▶ [Written exercise]:
Skip all pictures. Write out the data below from its first line through the line that contains "from matplotlib.cm import ScalarMappable".

▶ [Recorded data]:

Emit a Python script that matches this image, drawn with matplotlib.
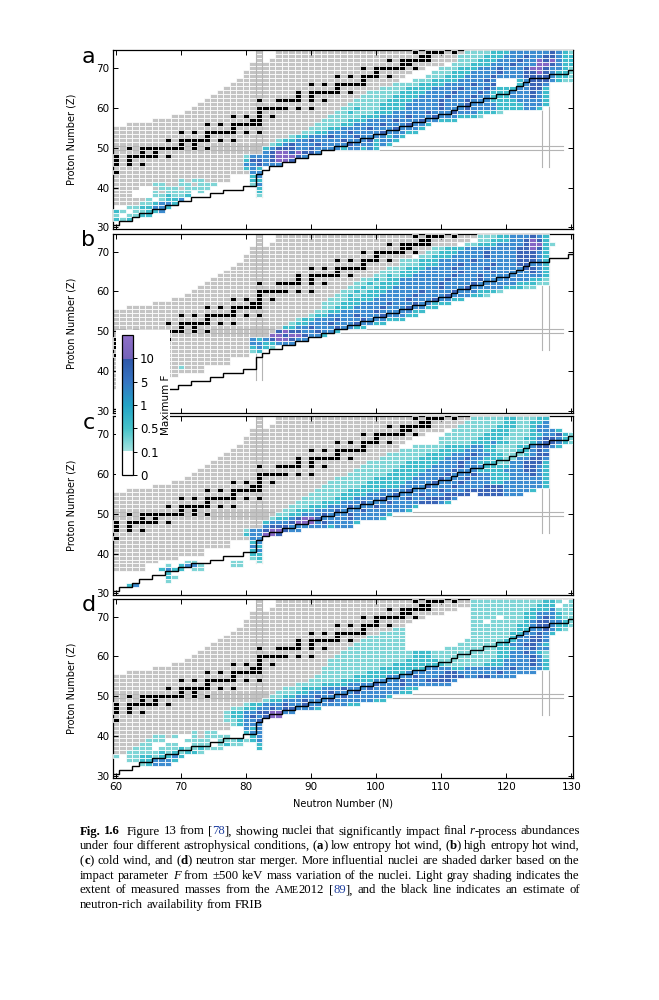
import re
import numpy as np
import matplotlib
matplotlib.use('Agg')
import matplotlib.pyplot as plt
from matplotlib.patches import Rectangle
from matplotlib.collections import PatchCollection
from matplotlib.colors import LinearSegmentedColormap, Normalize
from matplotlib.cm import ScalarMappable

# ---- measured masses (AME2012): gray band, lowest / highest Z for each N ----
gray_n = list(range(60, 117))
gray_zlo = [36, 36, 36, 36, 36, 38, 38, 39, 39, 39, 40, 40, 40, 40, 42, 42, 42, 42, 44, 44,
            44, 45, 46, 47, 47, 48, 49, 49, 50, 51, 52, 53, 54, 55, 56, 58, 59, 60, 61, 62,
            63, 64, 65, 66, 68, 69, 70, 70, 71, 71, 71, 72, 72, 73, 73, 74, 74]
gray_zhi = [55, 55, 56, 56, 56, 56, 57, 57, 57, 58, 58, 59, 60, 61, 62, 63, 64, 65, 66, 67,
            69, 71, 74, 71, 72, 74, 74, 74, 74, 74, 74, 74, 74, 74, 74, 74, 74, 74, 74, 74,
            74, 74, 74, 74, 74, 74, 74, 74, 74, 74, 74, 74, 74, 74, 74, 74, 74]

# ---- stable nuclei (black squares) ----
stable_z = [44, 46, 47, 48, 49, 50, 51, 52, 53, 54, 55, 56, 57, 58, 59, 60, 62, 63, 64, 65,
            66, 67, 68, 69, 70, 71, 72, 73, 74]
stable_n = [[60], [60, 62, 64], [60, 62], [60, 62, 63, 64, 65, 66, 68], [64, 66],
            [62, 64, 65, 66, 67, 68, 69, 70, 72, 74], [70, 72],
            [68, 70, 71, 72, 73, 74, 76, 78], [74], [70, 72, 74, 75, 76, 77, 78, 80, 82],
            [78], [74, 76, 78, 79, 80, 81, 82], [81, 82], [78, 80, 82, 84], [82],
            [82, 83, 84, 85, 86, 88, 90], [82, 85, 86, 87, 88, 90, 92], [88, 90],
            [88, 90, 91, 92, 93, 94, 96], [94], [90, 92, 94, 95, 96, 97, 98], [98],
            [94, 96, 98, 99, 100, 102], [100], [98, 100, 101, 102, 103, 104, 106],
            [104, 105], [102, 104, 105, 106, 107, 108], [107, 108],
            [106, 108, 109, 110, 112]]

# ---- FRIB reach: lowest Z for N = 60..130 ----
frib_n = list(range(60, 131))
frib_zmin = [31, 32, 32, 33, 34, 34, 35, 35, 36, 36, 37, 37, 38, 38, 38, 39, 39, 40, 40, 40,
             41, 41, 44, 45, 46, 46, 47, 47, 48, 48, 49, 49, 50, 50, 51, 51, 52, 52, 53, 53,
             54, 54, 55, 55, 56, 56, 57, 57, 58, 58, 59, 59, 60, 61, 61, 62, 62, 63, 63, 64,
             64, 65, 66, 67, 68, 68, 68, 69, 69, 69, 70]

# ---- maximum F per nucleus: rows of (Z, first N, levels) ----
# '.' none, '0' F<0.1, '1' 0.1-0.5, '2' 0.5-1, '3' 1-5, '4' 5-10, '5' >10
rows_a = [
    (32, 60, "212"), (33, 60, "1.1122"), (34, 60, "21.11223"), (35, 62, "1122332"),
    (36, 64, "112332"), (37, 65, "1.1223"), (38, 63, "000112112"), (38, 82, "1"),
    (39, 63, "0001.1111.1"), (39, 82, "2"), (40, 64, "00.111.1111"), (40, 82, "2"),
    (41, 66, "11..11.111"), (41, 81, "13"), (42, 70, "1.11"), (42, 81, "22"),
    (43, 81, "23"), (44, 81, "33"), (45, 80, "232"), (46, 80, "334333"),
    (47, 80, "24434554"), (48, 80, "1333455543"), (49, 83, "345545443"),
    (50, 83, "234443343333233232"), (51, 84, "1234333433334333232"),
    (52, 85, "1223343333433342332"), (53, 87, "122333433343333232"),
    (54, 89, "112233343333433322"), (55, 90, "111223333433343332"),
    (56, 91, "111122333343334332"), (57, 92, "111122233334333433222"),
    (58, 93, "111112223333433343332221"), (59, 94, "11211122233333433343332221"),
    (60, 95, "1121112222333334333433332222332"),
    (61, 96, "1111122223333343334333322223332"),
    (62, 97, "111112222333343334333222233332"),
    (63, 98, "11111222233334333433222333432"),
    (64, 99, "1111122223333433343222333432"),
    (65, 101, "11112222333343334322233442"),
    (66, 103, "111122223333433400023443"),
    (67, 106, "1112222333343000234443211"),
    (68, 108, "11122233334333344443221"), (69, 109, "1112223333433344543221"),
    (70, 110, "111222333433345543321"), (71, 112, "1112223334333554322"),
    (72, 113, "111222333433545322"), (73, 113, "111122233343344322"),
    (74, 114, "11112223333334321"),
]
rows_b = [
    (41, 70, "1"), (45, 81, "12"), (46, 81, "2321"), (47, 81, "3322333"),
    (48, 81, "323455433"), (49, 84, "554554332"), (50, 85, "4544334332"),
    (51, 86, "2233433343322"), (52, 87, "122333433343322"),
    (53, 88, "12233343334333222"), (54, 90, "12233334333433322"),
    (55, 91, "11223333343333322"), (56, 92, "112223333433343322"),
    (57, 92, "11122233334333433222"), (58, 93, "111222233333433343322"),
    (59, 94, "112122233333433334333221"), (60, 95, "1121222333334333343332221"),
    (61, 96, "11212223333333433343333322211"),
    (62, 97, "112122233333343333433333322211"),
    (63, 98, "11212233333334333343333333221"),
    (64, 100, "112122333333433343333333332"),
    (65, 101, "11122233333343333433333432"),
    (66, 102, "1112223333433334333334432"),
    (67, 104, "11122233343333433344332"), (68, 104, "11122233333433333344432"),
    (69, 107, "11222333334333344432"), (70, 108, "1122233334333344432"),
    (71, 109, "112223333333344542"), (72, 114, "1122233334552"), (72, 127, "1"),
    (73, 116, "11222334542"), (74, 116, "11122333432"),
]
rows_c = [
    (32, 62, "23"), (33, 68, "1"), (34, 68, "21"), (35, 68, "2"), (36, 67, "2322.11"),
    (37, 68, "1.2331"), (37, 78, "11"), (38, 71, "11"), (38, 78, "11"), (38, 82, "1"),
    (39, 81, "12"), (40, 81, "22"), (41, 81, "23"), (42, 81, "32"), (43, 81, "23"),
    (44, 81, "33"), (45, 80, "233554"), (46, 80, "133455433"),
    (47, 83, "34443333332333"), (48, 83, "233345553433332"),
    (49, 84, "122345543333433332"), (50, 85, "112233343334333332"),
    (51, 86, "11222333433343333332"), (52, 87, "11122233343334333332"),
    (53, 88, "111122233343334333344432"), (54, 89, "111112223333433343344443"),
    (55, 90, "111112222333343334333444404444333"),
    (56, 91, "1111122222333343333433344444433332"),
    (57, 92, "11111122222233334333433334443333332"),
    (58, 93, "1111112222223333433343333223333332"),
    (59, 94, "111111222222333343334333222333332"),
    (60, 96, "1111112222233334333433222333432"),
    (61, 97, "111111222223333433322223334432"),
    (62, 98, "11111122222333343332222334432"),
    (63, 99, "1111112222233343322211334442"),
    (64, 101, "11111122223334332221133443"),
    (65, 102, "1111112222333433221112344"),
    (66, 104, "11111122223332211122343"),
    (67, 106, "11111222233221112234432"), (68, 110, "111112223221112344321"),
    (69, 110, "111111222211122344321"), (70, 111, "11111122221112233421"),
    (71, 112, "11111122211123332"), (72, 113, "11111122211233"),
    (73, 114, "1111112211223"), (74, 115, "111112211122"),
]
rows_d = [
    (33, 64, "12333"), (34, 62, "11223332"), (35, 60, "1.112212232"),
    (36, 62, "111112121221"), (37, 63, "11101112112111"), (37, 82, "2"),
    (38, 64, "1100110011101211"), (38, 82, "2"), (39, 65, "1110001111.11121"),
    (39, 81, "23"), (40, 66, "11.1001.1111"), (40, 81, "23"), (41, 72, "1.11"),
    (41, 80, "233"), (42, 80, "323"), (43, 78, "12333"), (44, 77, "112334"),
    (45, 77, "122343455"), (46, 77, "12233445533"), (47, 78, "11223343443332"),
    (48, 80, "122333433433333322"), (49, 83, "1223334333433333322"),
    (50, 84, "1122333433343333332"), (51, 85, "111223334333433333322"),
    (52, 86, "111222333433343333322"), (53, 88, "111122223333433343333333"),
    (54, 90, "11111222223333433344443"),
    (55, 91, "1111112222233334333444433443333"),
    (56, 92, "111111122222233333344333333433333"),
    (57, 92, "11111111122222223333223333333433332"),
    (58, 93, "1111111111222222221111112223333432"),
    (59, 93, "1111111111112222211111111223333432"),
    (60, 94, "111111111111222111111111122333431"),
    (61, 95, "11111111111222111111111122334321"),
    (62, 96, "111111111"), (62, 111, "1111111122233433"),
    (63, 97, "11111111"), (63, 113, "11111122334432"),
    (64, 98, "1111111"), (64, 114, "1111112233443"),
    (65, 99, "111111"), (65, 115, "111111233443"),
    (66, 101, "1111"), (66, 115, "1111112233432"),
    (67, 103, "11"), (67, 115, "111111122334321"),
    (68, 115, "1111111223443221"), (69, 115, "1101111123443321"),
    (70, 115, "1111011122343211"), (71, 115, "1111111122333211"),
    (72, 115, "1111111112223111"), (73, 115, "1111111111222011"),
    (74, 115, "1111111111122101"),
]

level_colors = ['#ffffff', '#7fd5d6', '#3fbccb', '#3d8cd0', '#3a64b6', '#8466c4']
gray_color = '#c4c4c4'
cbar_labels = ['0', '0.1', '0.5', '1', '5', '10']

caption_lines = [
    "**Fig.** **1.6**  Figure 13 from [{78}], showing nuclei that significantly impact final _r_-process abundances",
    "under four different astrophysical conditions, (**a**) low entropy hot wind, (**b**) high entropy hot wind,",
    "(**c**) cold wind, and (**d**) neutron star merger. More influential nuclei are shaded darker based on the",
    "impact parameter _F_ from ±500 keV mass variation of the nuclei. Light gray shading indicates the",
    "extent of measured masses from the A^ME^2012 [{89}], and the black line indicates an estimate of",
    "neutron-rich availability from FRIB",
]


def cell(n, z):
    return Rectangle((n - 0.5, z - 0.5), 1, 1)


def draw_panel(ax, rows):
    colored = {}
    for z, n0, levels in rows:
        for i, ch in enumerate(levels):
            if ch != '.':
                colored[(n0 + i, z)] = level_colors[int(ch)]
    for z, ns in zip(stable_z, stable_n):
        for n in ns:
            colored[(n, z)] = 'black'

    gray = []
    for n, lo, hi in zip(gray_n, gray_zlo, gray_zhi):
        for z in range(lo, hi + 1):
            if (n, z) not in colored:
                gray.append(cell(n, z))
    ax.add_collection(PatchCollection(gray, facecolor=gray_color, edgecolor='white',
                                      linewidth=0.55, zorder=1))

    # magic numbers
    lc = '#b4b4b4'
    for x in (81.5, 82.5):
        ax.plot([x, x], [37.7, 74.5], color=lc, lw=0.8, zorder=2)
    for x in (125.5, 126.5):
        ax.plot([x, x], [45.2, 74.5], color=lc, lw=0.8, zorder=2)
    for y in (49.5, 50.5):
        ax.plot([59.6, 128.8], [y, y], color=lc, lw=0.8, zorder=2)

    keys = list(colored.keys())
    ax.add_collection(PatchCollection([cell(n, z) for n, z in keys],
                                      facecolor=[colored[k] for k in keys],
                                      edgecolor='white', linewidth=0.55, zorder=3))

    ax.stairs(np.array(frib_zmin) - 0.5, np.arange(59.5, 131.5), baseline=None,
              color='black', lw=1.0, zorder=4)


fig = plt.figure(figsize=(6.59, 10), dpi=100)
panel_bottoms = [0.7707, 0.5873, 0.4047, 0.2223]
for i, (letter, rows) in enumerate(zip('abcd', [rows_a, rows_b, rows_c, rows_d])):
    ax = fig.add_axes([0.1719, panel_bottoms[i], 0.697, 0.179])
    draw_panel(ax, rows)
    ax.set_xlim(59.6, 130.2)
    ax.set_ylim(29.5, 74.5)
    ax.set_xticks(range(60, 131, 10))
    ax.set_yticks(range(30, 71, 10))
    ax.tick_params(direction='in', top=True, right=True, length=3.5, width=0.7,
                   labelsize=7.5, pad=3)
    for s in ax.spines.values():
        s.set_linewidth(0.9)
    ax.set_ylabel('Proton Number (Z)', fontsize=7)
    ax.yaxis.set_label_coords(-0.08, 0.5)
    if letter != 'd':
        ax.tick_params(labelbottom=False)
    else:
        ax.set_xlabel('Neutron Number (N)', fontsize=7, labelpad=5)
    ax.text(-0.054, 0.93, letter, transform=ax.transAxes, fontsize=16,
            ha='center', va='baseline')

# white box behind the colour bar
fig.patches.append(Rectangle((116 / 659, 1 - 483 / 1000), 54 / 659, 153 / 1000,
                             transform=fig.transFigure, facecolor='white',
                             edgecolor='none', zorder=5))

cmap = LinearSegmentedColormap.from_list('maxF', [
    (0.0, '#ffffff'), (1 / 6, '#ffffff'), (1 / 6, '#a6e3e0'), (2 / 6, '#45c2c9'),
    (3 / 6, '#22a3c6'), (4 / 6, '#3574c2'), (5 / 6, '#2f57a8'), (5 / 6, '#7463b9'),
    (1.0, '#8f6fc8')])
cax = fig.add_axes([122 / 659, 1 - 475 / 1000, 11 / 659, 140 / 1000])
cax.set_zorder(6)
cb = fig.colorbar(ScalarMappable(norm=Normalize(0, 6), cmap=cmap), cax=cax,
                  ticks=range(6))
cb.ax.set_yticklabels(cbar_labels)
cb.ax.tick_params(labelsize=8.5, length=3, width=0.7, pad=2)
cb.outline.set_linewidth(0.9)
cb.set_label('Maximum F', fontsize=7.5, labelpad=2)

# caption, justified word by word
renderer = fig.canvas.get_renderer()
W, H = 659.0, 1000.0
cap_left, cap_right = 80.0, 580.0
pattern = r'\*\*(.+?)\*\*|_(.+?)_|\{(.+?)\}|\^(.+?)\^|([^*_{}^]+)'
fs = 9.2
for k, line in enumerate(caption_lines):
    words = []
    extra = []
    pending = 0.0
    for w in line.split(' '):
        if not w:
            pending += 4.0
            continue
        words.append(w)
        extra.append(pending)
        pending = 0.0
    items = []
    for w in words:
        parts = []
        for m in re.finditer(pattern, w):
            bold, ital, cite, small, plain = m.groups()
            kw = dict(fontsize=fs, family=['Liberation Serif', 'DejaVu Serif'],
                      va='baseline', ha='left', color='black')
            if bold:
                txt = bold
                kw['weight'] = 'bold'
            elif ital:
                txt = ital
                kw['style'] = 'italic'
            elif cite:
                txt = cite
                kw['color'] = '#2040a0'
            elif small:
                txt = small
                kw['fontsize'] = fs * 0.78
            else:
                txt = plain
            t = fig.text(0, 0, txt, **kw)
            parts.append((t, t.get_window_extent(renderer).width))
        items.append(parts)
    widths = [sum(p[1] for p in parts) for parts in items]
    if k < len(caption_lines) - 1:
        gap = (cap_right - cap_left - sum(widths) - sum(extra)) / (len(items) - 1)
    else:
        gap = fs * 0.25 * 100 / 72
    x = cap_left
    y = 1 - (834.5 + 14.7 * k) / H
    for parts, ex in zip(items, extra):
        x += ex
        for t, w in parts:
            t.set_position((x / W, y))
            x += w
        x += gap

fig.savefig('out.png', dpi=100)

▶ [The output]:
Emit a Python script that matches this image, drawn with matplotlib.
import re
import numpy as np
import matplotlib
matplotlib.use('Agg')
import matplotlib.pyplot as plt
from matplotlib.patches import Rectangle
from matplotlib.collections import PatchCollection
from matplotlib.colors import LinearSegmentedColormap, Normalize
from matplotlib.cm import ScalarMappable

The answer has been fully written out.